Step 4: Compare with your own records. Match bank passbooks, broker statements, and employer payslips against all three statements. Your records are the ultimate source of truth.
Step 5: File your ITR. Report all income as per your verified records. If a transaction appears in AIS but you believe it is incorrect and you have submitted feedback, report the correct amount — but keep documentation ready in case the department follows up.
49Tax can help streamline this process — when you upload your Form 16 and other documents, the AI cross-references reported income against standard categories so you are less likely to miss a source.
Common Errors to Watch For
- Duplicate dividend entries — Both the company and the registrar (e.g., NSDL) may report the same dividend in AIS. Check before adding it twice to your ITR.
- Interest from closed FDs — If you broke an FD mid-year, the bank may report accrued interest for the full tenure.
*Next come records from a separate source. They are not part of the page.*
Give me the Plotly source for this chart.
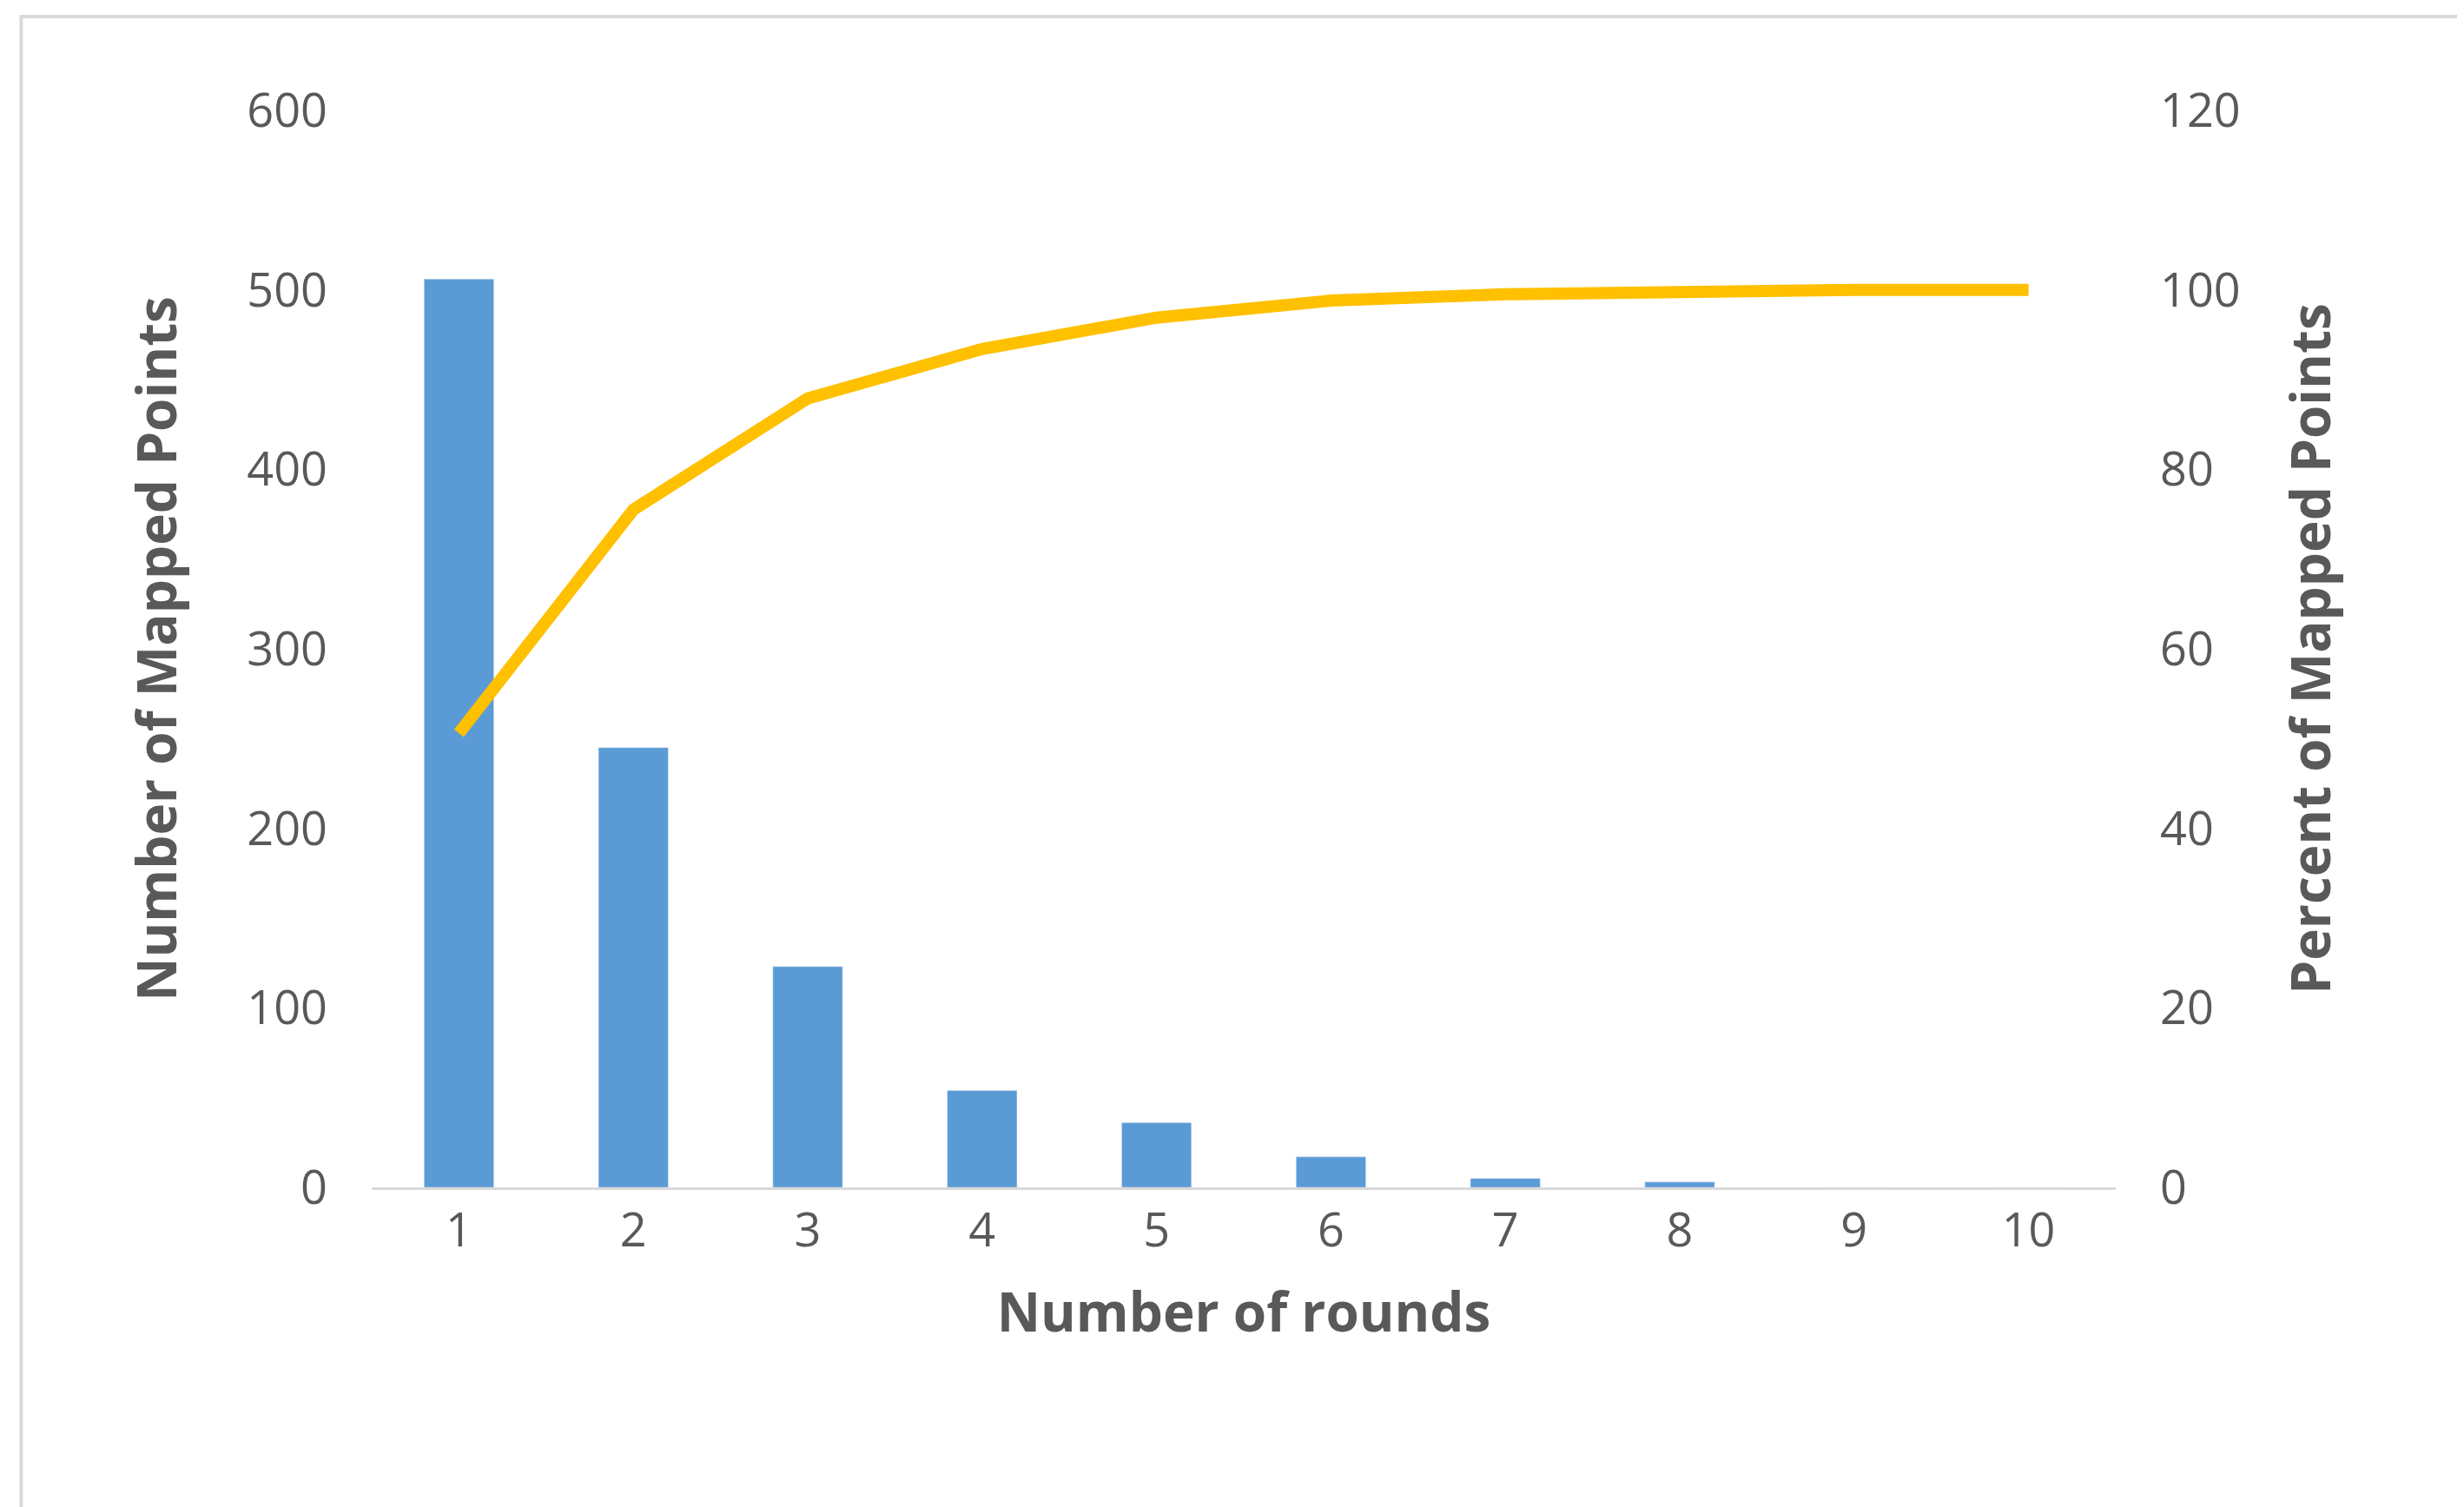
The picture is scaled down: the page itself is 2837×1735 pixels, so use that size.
import plotly.graph_objects as go

rounds = [str(i) for i in range(1, 11)]
counts = [506, 245, 123, 54, 36, 17, 5, 3, 0, 0]
percent = [50.6, 75.5, 87.9, 93.4, 96.9, 98.8, 99.5, 99.8, 100, 100]

W, H = 2837, 1735
fig = go.Figure()
fig.add_bar(x=rounds, y=counts, marker_color="#5B9BD5", width=0.4, yaxis="y")
fig.add_scatter(x=rounds, y=percent, mode="lines", line=dict(color="#FFC000", width=14), yaxis="y2")

gray = "#595959"
tf = dict(family="Open Sans, Calibri, sans-serif", size=54, color=gray)
fig.update_layout(
    width=W, height=H, showlegend=False, paper_bgcolor="white", plot_bgcolor="white",
    margin=dict(l=420, r=W - 2428, t=119, b=H - 1359),
    bargap=0.6,
    xaxis=dict(tickfont=tf, showline=True, linecolor="#D9D9D9", linewidth=3, ticks="",
               title=dict(text="<b>Number of rounds</b>", font=dict(tf, size=62), standoff=40)),
    yaxis=dict(range=[0, 600], dtick=100, tickfont=tf, showgrid=False, zeroline=False, ticks="",
               title=dict(text="<b>Number of Mapped Points</b>", font=dict(tf, size=62), standoff=60)),
    yaxis2=dict(range=[0, 120], dtick=20, tickfont=tf, overlaying="y", side="right", showgrid=False,
                zeroline=False, ticks="",
                title=dict(text="<b>Percent of Mapped Points</b>", font=dict(tf, size=62), standoff=60)),
    shapes=[dict(type="rect", xref="paper", yref="paper", x0=-0.201, x1=1.558, y0=-0.337, y1=1.087,
                 line=dict(color="#D9D9D9", width=4))],
)
fig.update_yaxes(ticklabelstandoff=50)
fig.write_html("out.html")
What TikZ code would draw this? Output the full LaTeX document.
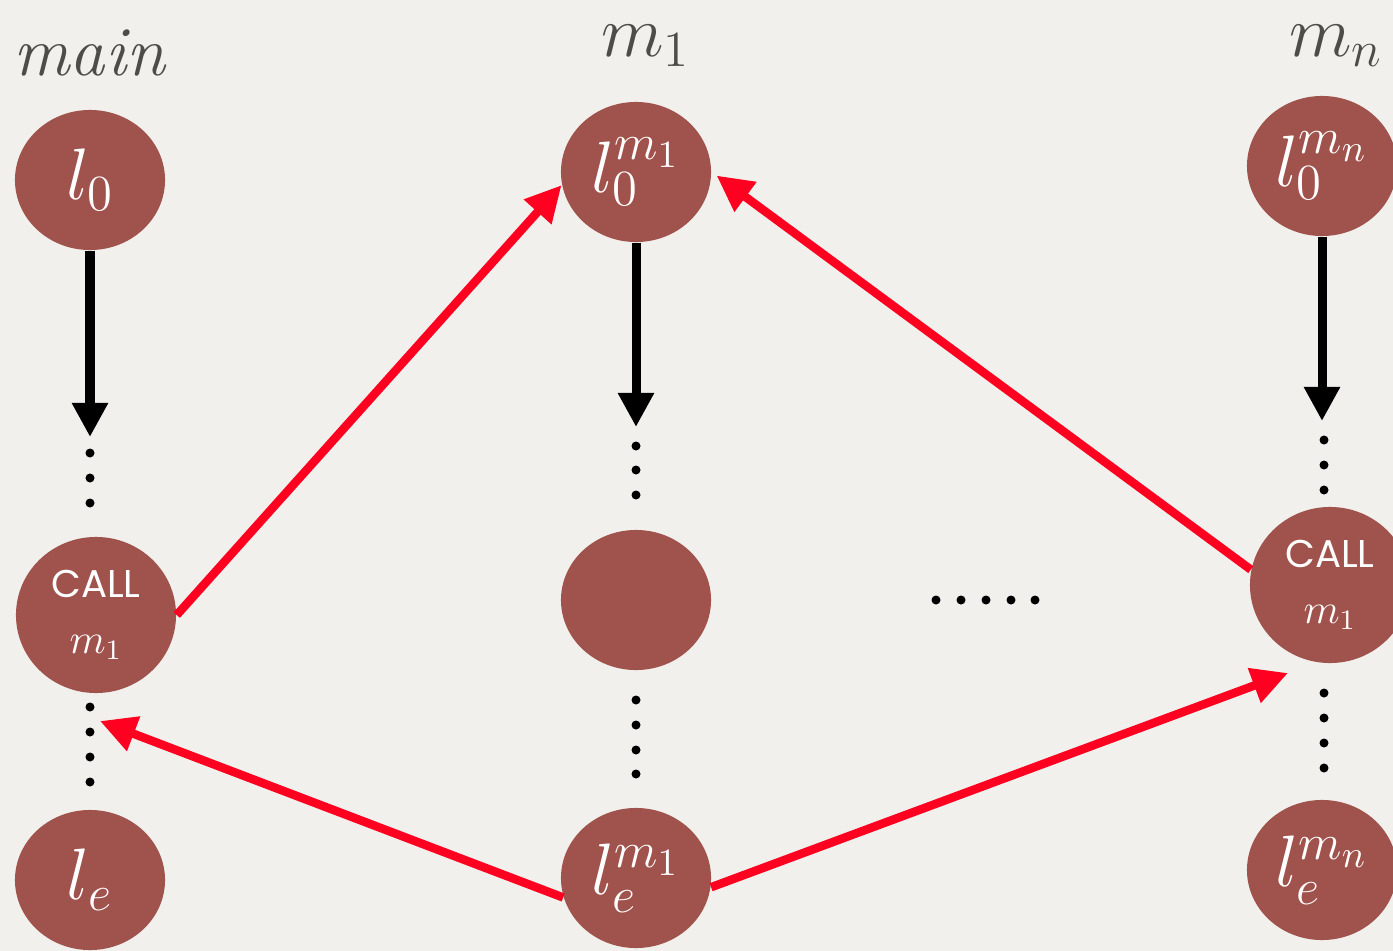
\documentclass[tikz,border=0pt]{standalone}
\usepackage{fontspec}
\usepackage{tikz}
\usetikzlibrary{arrows.meta}
\usetikzlibrary{shapes.geometric}
\newfontfamily\callfont{Poppins}
\definecolor{paper}{RGB}{241,240,236}
\definecolor{locred}{RGB}{160,82,76}
\definecolor{jumpred}{RGB}{255,0,32}
\definecolor{labelgrey}{RGB}{78,76,72}

\begin{document}
\begin{tikzpicture}[x=0.01cm, y=-0.01cm,
    loc/.style={ellipse, fill=locred, text=white, inner sep=0pt, minimum width=1.5cm, minimum height=1.4cm, font=\fontsize{21}{24}\selectfont},
    callloc/.style={loc, minimum width=1.6cm, minimum height=1.56cm, align=center, font=\fontsize{12}{16}\selectfont},
    title/.style={text=labelgrey, inner sep=0pt, font=\fontsize{20}{24}\selectfont},
    flow/.style={line width=0.09cm, -{Triangle[length=0.34cm,width=0.34cm]}},
    jump/.style={draw=jumpred, line width=0.085cm, -{Triangle[length=0.36cm,width=0.35cm]}}]
    \useasboundingbox[fill=paper] (0,0) rectangle (1393,951);

    % column titles
    \node (tmain) [title, anchor=base] at (90,75) {\textit{main}};
    \node (tone)  [title, anchor=base] at (646,56) {$m_1$};
    \node (tn)    [title, anchor=base] at (1336,56) {$m_n$};

    % main
    \node (ml0)   [loc] at (90,180) {$l_0$};
    \node (mcall) [callloc] at (96,615) {{\fontsize{11}{13}\selectfont\callfont CALL}\\$m_1$};
    \node (mle)   [loc] at (90,880) {$l_e$};
    % m_1
    \node (al0)  [loc] at (636,172) {$l_0^{m_1}$};
    \node (amid) [loc] at (636,600) {};
    \node (ale)  [loc] at (636,878) {$l_e^{m_1}$};
    % m_n
    \node (nl0)   [loc] at (1322,166) {$l_0^{m_n}$};
    \node (ncall) [callloc] at (1330,585) {{\fontsize{11}{13}\selectfont\callfont CALL}\\$m_1$};
    \node (nle)   [loc] at (1322,870) {$l_e^{m_n}$};

    \coordinate (mdots) at (90,437);
    \coordinate (adots) at (636,427);
    \coordinate (ndots) at (1322,421);
    \coordinate (mret)  at (100,721);
    \coordinate (nret)  at (1288,673);

    % dots
    \foreach \y in {453,478,503} \fill (90,\y) circle (0.045cm);
    \foreach \y in {707,732,757,782} \fill (90,\y) circle (0.045cm);
    \foreach \y in {446,470,495} \fill (636,\y) circle (0.045cm);
    \foreach \y in {700,725,750,774} \fill (636,\y) circle (0.045cm);
    \foreach \y in {440,465,490} \fill (1324,\y) circle (0.045cm);
    \foreach \y in {693,718,743,768} \fill (1324,\y) circle (0.045cm);
    \foreach \x in {936,961,986,1011,1035} \fill (\x,600) circle (0.045cm);

    \draw[flow] (ml0) -- (mdots);
    \draw[flow] (al0) -- (adots);
    \draw[flow] (nl0) -- (ndots);

    \draw[jump] (mcall.east) -- (al0.190);
    \draw[jump, shorten >=0.06cm] (ncall.169) -- (al0.east);
    \draw[jump] (ale.195) -- (mret);
    \draw[jump] (ale.353) -- (nret);
\end{tikzpicture}
\end{document}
Verify the actual interest credited.
- Previous employer TDS — If you switched jobs, your old employer's TDS should appear separately. Ensure both employers' TDS entries are present.
- Property sale TDS mismatch — The buyer deposits TDS under Section 194-IA. If they enter your PAN incorrectly, it will not reflect in your 26AS. Follow up with the buyer.
- Savings interest below TDS threshold — Remember, no TDS does not mean no tax. All interest income must be reported regardless of whether TDS was deducted.
What Happens If You Ignore These Statements
The income tax department's systems automatically compare your filed ITR against AIS data. If there is a mismatch:
- You may receive an e-Campaign notification asking you to explain or file a revised return
- A Section 143(1) intimation may adjust your taxable income upward and demand additional tax plus interest
- In persistent cases, your return could be picked for scrutiny assessment under Section 143(3)
The cost of checking AIS and TIS before filing is 30 minutes. The cost of responding to a notice is significantly more — in time, stress, and potentially in additional tax and interest under Section 234A/B/C.
Key Takeaway
Form 26AS tells you what tax was deducted. AIS tells you what financial transactions the department knows about. TIS tells you what they expect you to report. Check all three before filing, reconcile them against your own records, and you will file a return that holds up to automated scrutiny without surprises. Thirty minutes of pre-filing verification can save you months of notice responses later.